Challenge: Of all the lines in the material below, how many include the string "that"? Give the number only.

Stored items from a collection
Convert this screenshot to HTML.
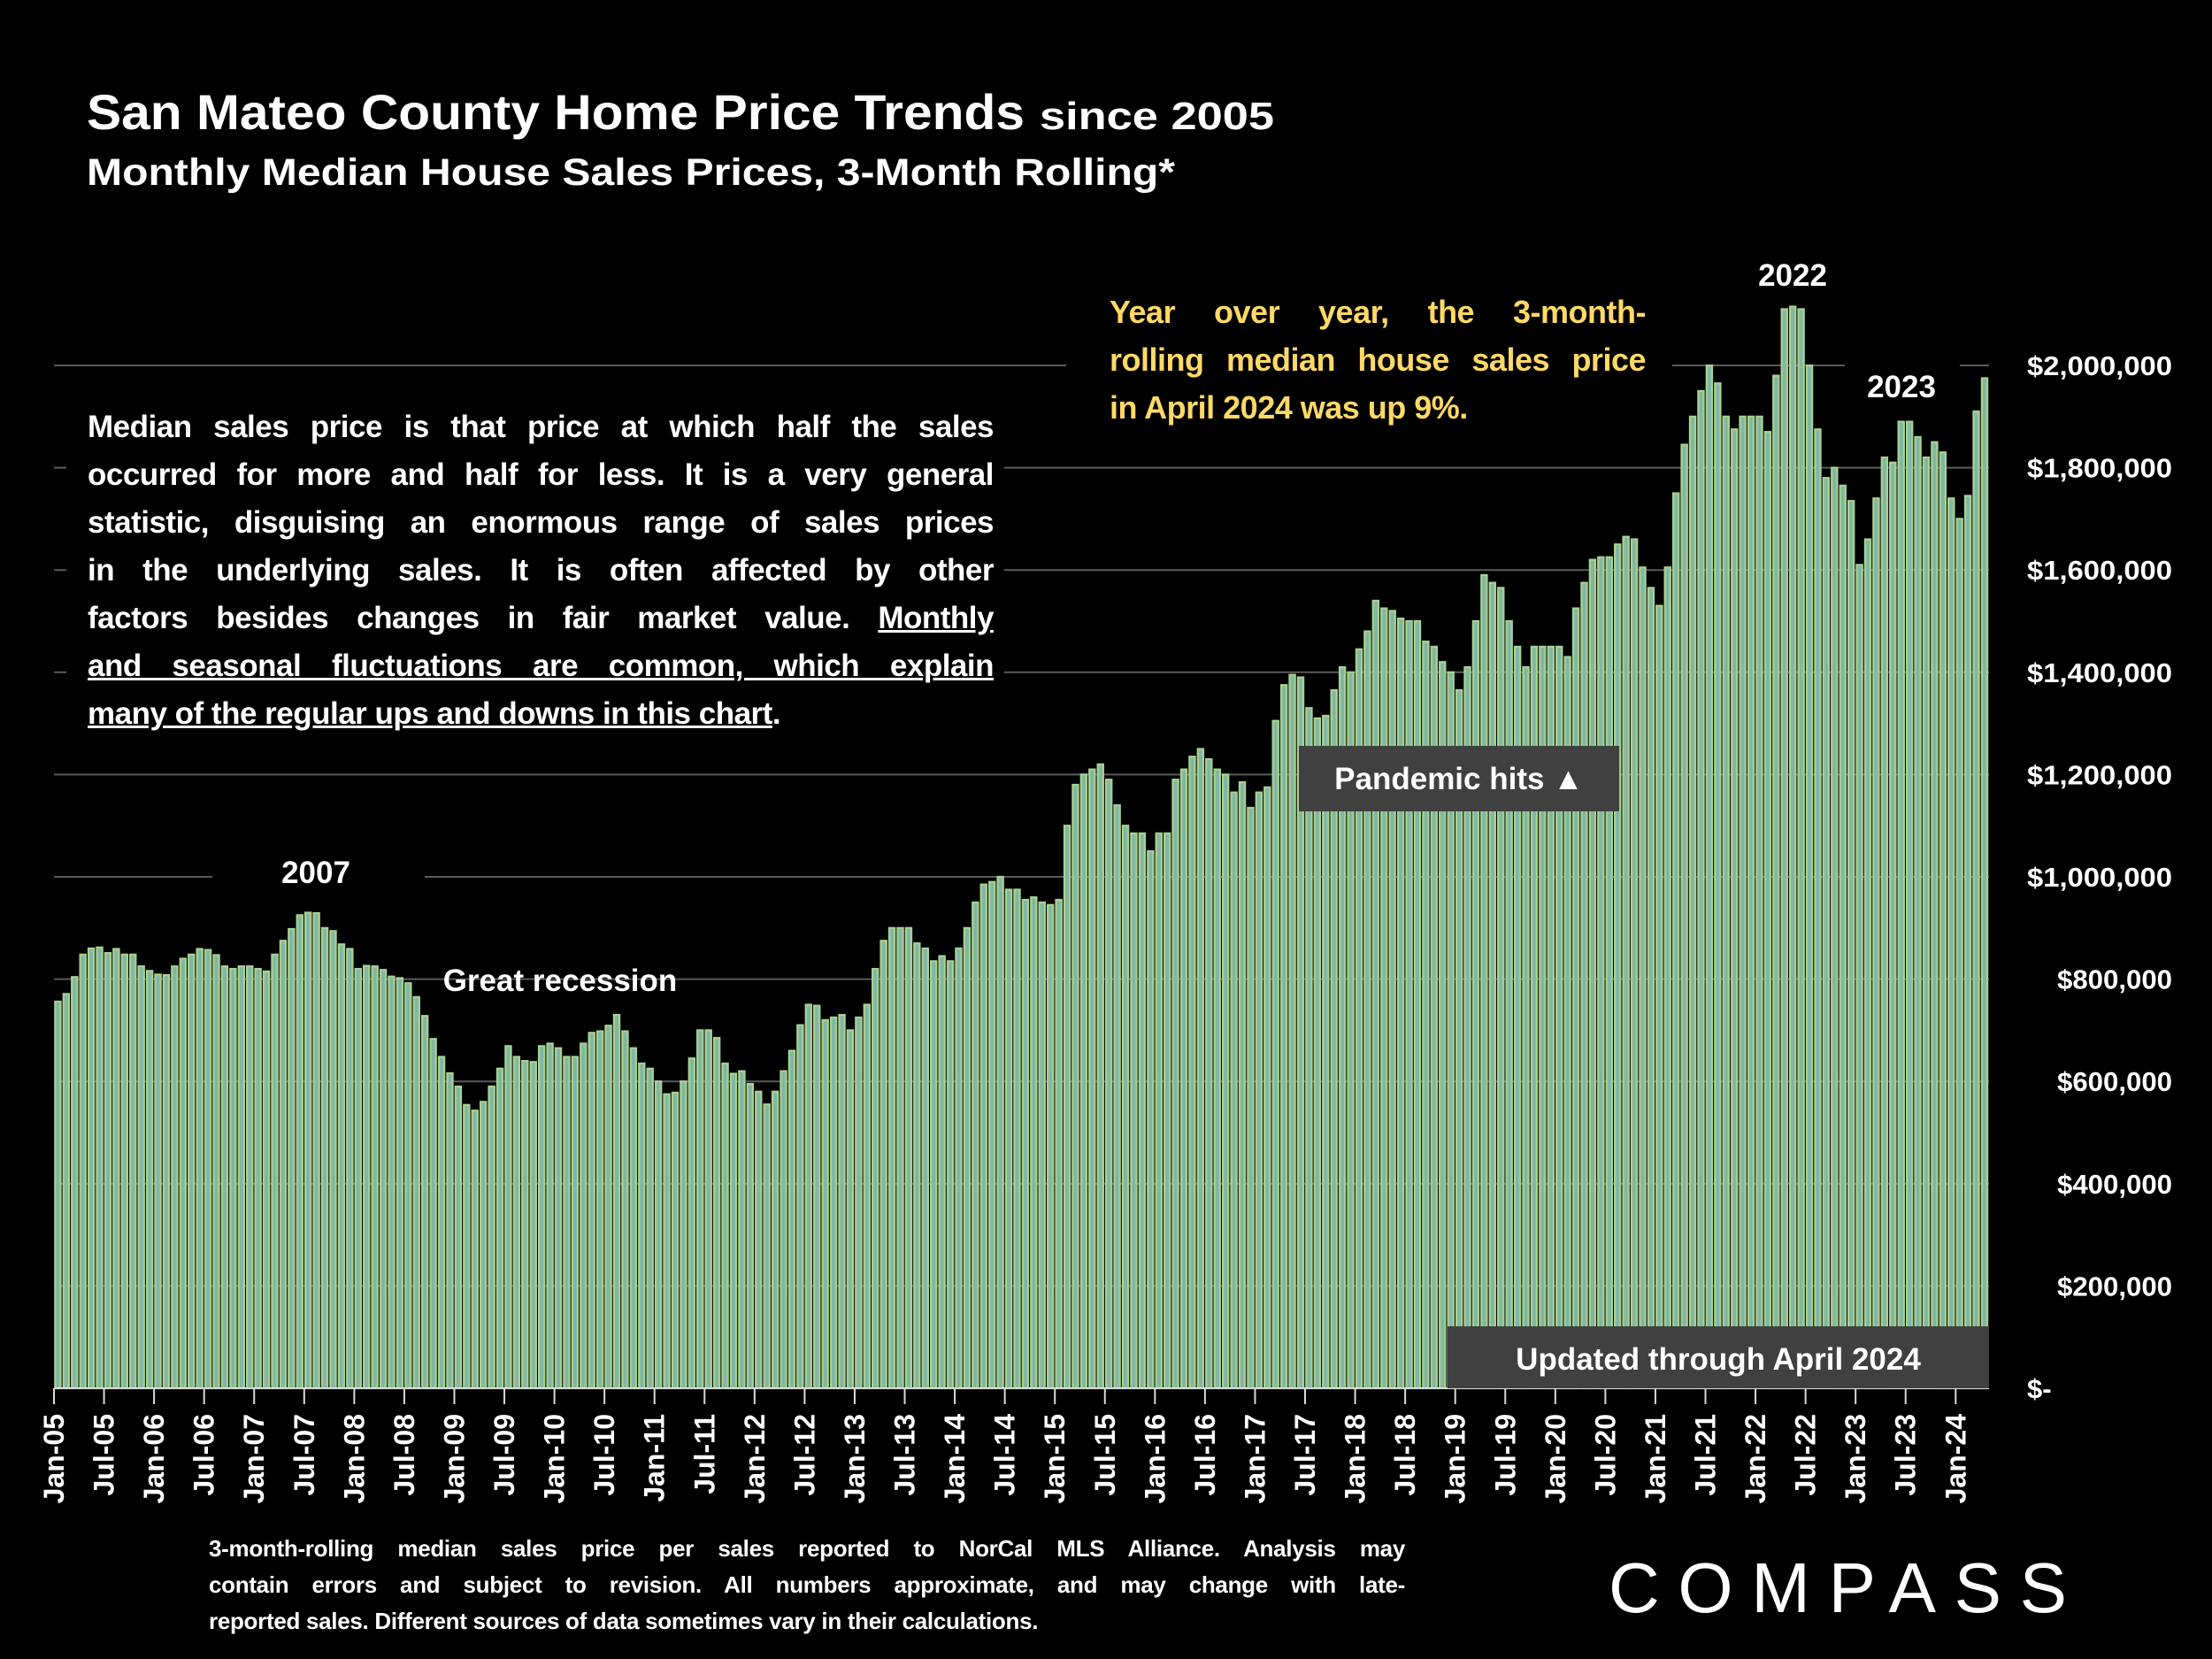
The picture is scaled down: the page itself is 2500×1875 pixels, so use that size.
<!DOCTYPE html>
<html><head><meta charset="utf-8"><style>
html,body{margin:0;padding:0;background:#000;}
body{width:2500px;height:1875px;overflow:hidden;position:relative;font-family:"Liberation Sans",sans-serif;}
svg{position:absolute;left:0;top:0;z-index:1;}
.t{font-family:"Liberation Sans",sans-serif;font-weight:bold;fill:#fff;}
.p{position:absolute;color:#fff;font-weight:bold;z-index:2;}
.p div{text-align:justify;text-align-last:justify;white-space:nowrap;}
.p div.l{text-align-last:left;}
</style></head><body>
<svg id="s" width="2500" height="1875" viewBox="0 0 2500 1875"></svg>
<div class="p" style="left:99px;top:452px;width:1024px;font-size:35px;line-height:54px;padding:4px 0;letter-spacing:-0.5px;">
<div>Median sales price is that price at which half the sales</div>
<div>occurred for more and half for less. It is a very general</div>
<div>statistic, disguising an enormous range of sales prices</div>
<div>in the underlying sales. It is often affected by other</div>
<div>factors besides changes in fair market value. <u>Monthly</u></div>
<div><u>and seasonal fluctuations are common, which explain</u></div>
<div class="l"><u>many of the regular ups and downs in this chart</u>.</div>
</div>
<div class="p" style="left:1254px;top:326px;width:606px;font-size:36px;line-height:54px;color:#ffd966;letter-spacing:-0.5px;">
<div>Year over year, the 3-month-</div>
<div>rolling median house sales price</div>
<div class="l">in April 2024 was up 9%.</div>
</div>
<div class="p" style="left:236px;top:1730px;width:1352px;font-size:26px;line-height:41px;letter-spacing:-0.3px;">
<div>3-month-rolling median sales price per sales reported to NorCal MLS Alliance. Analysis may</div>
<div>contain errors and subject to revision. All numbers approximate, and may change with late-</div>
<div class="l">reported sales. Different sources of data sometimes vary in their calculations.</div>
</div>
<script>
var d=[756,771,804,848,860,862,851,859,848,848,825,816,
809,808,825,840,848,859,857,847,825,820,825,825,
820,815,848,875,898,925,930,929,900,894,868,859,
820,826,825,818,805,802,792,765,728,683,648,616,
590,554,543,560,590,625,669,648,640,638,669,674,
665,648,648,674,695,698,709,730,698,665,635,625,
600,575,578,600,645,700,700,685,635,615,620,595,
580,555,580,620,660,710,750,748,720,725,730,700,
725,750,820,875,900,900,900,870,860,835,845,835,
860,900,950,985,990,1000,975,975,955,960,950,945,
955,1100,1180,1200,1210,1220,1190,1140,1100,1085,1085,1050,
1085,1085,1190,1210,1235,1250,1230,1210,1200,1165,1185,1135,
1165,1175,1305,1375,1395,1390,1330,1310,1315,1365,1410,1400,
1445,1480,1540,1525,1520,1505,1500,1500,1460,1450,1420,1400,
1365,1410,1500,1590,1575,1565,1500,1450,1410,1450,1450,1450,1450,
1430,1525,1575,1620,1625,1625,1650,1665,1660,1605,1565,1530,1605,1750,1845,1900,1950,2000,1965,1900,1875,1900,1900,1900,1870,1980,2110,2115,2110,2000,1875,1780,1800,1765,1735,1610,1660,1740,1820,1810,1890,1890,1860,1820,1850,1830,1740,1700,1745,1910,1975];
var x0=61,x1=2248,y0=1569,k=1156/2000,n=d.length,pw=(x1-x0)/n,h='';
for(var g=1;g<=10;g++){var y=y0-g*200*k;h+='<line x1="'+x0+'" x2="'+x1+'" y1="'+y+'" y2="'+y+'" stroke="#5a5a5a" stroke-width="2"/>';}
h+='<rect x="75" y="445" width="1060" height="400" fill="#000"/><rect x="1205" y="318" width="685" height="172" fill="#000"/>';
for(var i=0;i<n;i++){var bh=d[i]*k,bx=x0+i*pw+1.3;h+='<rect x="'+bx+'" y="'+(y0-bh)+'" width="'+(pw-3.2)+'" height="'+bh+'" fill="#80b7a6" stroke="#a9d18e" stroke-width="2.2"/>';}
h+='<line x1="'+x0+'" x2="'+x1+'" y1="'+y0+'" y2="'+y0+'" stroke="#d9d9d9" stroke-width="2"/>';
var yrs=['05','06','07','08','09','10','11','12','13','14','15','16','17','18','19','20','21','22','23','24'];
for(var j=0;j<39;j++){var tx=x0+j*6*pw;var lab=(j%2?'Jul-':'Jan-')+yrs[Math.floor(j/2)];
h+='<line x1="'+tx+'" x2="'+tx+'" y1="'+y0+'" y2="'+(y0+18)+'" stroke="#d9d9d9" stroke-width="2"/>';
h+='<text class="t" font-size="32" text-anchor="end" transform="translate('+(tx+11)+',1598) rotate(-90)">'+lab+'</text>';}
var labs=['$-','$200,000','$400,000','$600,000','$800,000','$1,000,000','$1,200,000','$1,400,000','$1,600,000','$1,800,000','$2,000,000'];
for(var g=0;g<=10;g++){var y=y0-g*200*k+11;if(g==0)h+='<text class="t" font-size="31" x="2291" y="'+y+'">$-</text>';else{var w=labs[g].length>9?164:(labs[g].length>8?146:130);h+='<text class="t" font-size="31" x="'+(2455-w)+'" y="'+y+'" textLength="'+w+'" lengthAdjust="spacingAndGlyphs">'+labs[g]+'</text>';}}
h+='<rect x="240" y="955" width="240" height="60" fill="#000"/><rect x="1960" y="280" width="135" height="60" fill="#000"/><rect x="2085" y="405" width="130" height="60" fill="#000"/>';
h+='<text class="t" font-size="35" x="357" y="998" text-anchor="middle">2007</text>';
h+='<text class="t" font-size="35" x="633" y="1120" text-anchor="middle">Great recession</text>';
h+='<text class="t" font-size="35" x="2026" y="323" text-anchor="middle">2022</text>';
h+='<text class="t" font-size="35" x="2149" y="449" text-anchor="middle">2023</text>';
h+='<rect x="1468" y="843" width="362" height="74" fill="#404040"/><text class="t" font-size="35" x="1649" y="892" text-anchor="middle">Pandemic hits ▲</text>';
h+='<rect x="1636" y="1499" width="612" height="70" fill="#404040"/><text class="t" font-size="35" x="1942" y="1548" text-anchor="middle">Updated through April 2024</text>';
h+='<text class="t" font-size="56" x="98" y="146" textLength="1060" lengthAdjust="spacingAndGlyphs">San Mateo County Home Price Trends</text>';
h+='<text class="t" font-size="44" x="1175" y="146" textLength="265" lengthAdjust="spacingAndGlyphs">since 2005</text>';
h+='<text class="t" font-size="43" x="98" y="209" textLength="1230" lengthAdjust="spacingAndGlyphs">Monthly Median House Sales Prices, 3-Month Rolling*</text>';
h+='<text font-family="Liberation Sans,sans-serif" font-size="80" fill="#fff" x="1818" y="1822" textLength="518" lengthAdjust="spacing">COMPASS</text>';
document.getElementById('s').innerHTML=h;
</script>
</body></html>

--

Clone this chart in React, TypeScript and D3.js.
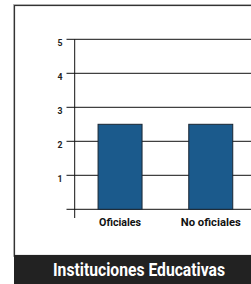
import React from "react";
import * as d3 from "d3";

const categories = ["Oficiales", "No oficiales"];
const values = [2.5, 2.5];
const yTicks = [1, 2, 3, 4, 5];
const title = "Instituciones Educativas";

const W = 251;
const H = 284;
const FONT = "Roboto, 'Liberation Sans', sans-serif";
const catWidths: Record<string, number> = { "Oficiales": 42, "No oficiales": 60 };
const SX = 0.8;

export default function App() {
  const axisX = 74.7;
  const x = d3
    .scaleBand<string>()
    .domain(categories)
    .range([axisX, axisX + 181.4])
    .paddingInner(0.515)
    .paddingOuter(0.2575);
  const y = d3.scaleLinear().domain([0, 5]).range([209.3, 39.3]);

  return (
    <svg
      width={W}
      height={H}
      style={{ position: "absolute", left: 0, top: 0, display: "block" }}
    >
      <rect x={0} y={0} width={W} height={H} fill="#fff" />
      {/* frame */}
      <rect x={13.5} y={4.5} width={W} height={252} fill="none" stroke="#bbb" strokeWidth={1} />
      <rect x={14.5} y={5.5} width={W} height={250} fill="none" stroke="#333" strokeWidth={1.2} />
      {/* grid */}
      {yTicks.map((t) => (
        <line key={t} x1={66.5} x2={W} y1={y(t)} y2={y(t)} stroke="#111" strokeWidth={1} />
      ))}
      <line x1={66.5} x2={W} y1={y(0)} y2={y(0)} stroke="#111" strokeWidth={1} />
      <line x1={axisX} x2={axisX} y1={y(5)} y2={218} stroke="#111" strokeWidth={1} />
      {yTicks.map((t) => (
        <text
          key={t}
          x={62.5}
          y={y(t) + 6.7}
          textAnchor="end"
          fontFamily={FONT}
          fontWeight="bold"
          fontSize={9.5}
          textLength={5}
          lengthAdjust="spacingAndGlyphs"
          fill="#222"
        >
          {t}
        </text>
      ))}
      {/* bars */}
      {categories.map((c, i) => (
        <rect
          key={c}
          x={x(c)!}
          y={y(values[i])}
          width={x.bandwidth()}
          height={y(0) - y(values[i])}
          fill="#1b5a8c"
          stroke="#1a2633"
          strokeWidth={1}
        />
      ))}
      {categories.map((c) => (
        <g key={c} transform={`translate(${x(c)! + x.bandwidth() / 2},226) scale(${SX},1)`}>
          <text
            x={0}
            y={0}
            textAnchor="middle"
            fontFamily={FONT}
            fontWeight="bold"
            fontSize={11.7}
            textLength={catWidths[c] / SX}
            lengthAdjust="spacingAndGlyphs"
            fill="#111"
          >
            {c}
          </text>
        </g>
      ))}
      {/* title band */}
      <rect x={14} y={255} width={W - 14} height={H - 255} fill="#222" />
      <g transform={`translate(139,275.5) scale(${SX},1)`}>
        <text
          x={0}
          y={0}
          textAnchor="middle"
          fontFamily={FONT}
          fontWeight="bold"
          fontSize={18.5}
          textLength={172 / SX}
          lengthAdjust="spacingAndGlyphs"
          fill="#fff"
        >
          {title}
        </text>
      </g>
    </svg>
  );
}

Task response: 2